Overall, crypto and crypto-related investments currently represent 36% of the firm-wide $2.5 billion assets under management.
Scaramucci told Insider the plan is to incrementally add more crypto as they raise capital.
The firm’s primary exposure to crypto-related stocks is through its First Trust SkyBridge Crypto Industry and Digital Economy ETF and the SkyBridge Digital Innovation Portfolio, while actively managed investments in liquid tokens are done through its SkyBridge Coin Fund which holds eight to 10 coins at any given time. They include the two largest by market cap, bitcoin and ether (ETH).
The crypto in the Coin Fund portfolio are all long positions and chosen based on diversification with a focus on blue chip coins. They are not weighted on market cap. This is important because it steers away from ecosystems that may be popular but have bad fundamentals, like Terra Luna.
Additional altcoins in the coin fund are algorand (ALGO), which Scaramucci has been very bullish on, touting the technology that backs the layer-1’s proof-of-stake blockchain. Solana (SOL), is another layer-1 included in the basket. It has been dubbed the “Ethereum killer” for its speedy and low-cost transactions. Yet, year-to-date the network has suffered at least 12 outages, driving its price down by about 81% since January. Polygon (MATIC), a layer-2 on Ethereum is also part of the fund.
A portion of the proceeds that came from FTX Ventures, about $40 million, was to be allocated to purchase cryptocurrencies for SkyBridge’s corporate balance sheet as a long-term investment.

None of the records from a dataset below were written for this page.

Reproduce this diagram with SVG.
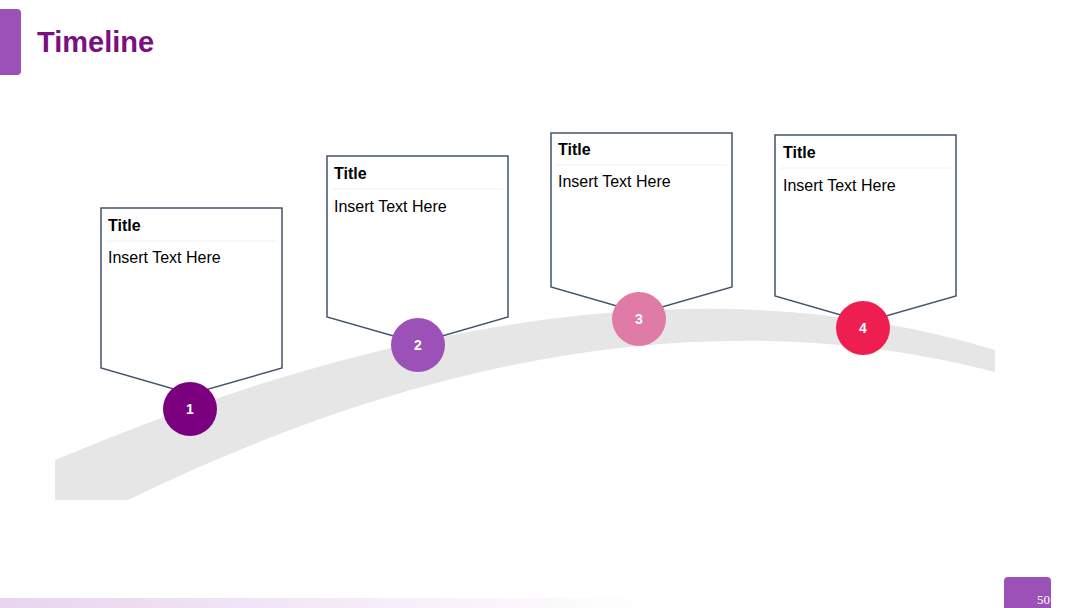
<svg xmlns="http://www.w3.org/2000/svg" width="1080" height="608" viewBox="0 0 1080 608">
<defs>
<linearGradient id="bg" x1="0" x2="1" y1="0" y2="0"><stop offset="0" stop-color="#e8d4ef"/><stop offset="0.6" stop-color="#ffffff"/></linearGradient>
<style>
.box{fill:#fff;stroke:#44546a;stroke-width:1.5}
.sep{stroke:#f0f0f0;stroke-width:1}
.t{font-family:"Liberation Sans",Arial,sans-serif;font-weight:bold;font-size:16px;fill:#000}
.b{font-family:"Liberation Sans",Arial,sans-serif;font-size:16px;fill:#000}
.n{font-family:"Liberation Sans",Arial,sans-serif;font-weight:bold;font-size:14px;fill:#fff;text-anchor:middle}
</style>
</defs>
<rect width="1080" height="608" fill="#fff"/>
<rect x="-10" y="9" width="31" height="66" rx="4" fill="#9b51b8"/>
<text x="37" y="52" font-family="Liberation Sans,Arial,sans-serif" font-weight="bold" font-size="29" fill="#7a1080">Timeline</text>
<rect x="0" y="598" width="1080" height="10" fill="url(#bg)"/>
<rect x="1004" y="577" width="47" height="40" rx="4" fill="#9b51b8"/>
<text x="1050" y="604" font-family="Liberation Serif,serif" font-size="13" fill="#fff" text-anchor="end">50</text>
<path d="M55,460 Q600,230 995,350 L995,372 Q600,270 128,500 L55,500 Z" fill="#e6e6e6"/>
<g id="node1">
<path class="box" d="M101,208 H282 V368 L191,394 L101,368 Z"/>
<line class="sep" x1="106" y1="241" x2="277" y2="241"/>
<text class="t" x="108" y="231">Title</text><text class="b" x="108" y="263">Insert Text Here</text>
<circle cx="190" cy="409" r="27" fill="#7a0080"/><text class="n" x="190" y="414">1</text>
</g>
<g id="node2">
<path class="box" d="M327,156 H508 V317 L418,343 L327,317 Z"/>
<line class="sep" x1="332" y1="189" x2="503" y2="189"/>
<text class="t" x="334" y="179">Title</text><text class="b" x="334" y="212">Insert Text Here</text>
<circle cx="418" cy="345" r="27" fill="#9b51b8"/><text class="n" x="418" y="350">2</text>
</g>
<g id="node3">
<path class="box" d="M551,133 H732 V287 L641,313 L551,287 Z"/>
<line class="sep" x1="556" y1="165" x2="727" y2="165"/>
<text class="t" x="558" y="155">Title</text><text class="b" x="558" y="187">Insert Text Here</text>
<circle cx="639" cy="319" r="27" fill="#e07ba8"/><text class="n" x="639" y="324">3</text>
</g>
<g id="node4">
<path class="box" d="M775,135 H956 V296 L865,322 L775,296 Z"/>
<line class="sep" x1="780" y1="168" x2="951" y2="168"/>
<text class="t" x="783" y="158">Title</text><text class="b" x="783" y="191">Insert Text Here</text>
<circle cx="863" cy="328" r="27" fill="#ee1e51"/><text class="n" x="863" y="333">4</text>
</g>
<g id="connectors"/>
</svg>
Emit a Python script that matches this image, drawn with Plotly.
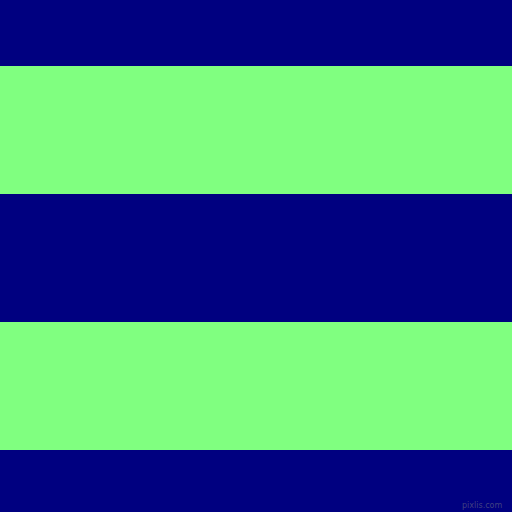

“When we took the money in from Sam and FTX Ventures last week, we bought a portfolio of cryptocurrencies that we all agreed upon and that we like. And our notion there is to hold it for a three to five year period of time,” Scaramucci said on September 15. However, it isn’t clear whether those cryptos are in the Coin Fund.
Arguing that blockchain technology is the future is different from betting on the right projects, Scaramucci said. He compared this period to the dotcom boom, a period which was fruitful for a few and a dead-end for many others. By the time the bust came around in March 2000, approximately $5 trillion in market value was wiped out.
Scaramucci recalled that some investors swore they’d never touch tech stocks again, which turned out to be a big mistake. The lesson he drew from that period was to focus on the underlying technology rather than the company.
Scaramucci is still betting on hedge funds
Although SkyBridge has shifted to cryptocurrencies and faced investor withdrawals earlier this year, Scaramucci is still bullish on the hedge fund managers that are currently in the portfolio.
Scaramucci specifically named Izzy Englander’s $57 billion Millennium Management and Steven Cohen’s $26 billion Point72 Asset Management as his favorite hedge funds for this market cycle.
If SkyBridge raised $500 million, Scaramucci would definitely invest more money in these funds. For now, he’s happy with the current allocations.
Millennium was up 1.6% for the month of August and up 8.3% year-to-date, whereas Point72 was up 1.9% in August and up 7.3% year-to-date.
“Those firms are not welded to any one specific strategy,” Scaramucci said. “Those firms are called multi-strat hedge funds and depending on the market environment they vary where they’re going to be and they’re varying where they’re going to go in the markets. And so for me, if you look at their performance this year, it’s been quite good and they’re helping our portfolio.”